The market implication is less about near-term productivity gains and more about labor-cost reset expectations. If management teams now believe AI-enabled headcount reduction is socially and operationally acceptable, the second-order effect is a broader flattening of wage growth in white-collar sectors over the next 6-18 months, even where top-line AI monetization remains elusive. That is bearish for human-capital intensive software, consulting, staffing, and BPO models, because investors will start to discount not just revenue pressure but mix deterioration and higher churn risk among enterprise buyers that feel underinvested in AI. The bigger near-term winner is not necessarily the AI software layer; it's the infrastructure stack that lets firms absorb automation with minimal disruption.
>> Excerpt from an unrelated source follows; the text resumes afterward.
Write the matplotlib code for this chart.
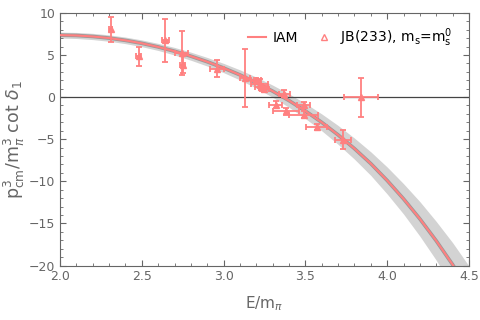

Network, cloud, data center, cybersecurity, and workflow orchestration vendors should see budget reallocation from hiring to tooling, but there is a catch: if labor savings fail to materialize quickly, CFOs may shift from broad pilots to a smaller set of measurable deployments, creating a barbell outcome where a few platforms win and the rest get shelved. That argues for dispersion within tech rather than a simple “AI beta” long. A key risk is employee backlash becoming an execution problem before it becomes a cost-saving story. Lower engagement and weaker training access can raise attrition, delay implementations, and force companies to spend more on change management, creating a 1-2 quarter lag between AI capex and realized benefits. Conversely, if unemployment data stays resilient and large companies demonstrate visible margin lift from automation by earnings season, the current skepticism could unwind fast as investors re-rate the operating leverage of AI adopters. The contrarian view is that the market may be overestimating the speed of labor substitution and underestimating the productivity gap required to justify layoffs. In the near term, companies may use AI mainly to freeze hiring rather than cut staff, which would mute the feared margin step-up while still supporting revenue growth in AI vendors. That makes this a timing trade: the bearish labor narrative is real, but the P&L impact likely arrives slower than headlines suggest.